Tang Tian, a 29-year-old executive at a US management consultant firm, is the poster girl of the burgeoning middle class in Shanghai.

Her career is assured and her salary has been rising at double-digit rates in the past several years. She bought an apartment two years ago, just before prices surged. Her apartment has already doubled in value, at least on paper.

But Tang is not happy.

Like many other young professionals of her age, Tang has caught the inflation blues.

To be sure, there is no sign of a massive cutback in consumer spending that could make a dent on the GDP. Being the favorite sons and daughters of the country's rapid economic development, the upwardly mobile urbanites in Shanghai and most other major cities are taking home incomes that are, on average, rising considerably faster than inflation.

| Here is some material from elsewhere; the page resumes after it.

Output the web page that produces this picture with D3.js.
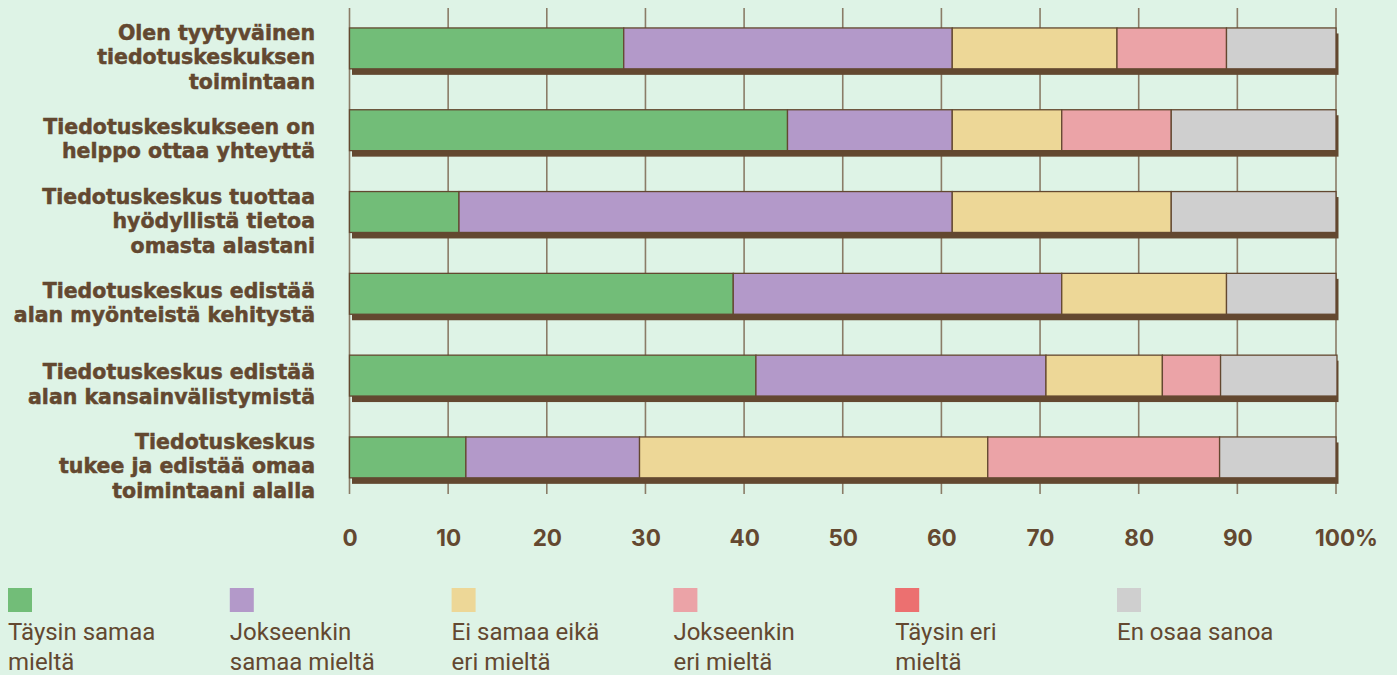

But what these city-dwellers worry about is not so much an immediate erosion of living standards, as faced by many urban poor, but rather a nagging concern about the longer-term impact that surging global inflation may have on the country's increasingly internationalized economy.

So far, their worries have remained vague. Nobody can pinpoint at this time how the unfolding economic troubles are going to hit their pockets and affect their lives. As the adage goes, it is all in the mind.

"I really don't know why I don't feel as carefree as before," Tang said.

"But I just keep telling myself that things are getting more and more expensive and I must be more careful about how I spend my money."

As if to illustrate her point, Tang asked the waitress to pack all the leftovers at a dinner for her to take home. "I never used to do this until a few months ago," she said.

"Now it has become almost a habit."

To many white-collar workers with a monthly salary ranging from 5,000 to 7,000 yuan ($1,030), the continuous increase of food prices is weighing heavily in their minds, making them feel obliged to change their free-spending lifestyle.

In the first half of this year, the average disposable personal income in urban areas hit 8,065 yuan. After adjusting for inflation, it increased by 6.3 percent from a year earlier.

Meanwhile, the average personal expenditure for the first six months reached 5,490 yuan, rising by 5.7 percent after adjusting for inflation.

"The price increase hasn't really made much of a real impact on my life, there is no need for me to economize," said Yang Mei, a 30-year-old lawyer in Beijing.

"But the price increase is really having a large mental impact on me."

The price indices compiled in different categories by the National Bureau of Statistics showed that food prices in June rose by 17.3 percent, with meat and poultry products up by 27.3 percent, vegetables by 8.3 percent, edible oil by 43 percent and grains by 8.7 percent. The prices of home appliances and services rose by 2.9 percent, while the prices of clothing dropped by 1.5 percent.

Yang had seldom bothered to check out price tags when she shopped in supermarkets or department stores. But now, she scrutinizes prices and makes comparisons between different brands before deciding on what to buy, or to buy at all.

The change in customers' shopping habits, though subtle, has not gone unnoticed by retailers, restaurateurs and manufacturers. They have to decode the tastes of picky middle-class consumers, who account for a large part of their target clientele.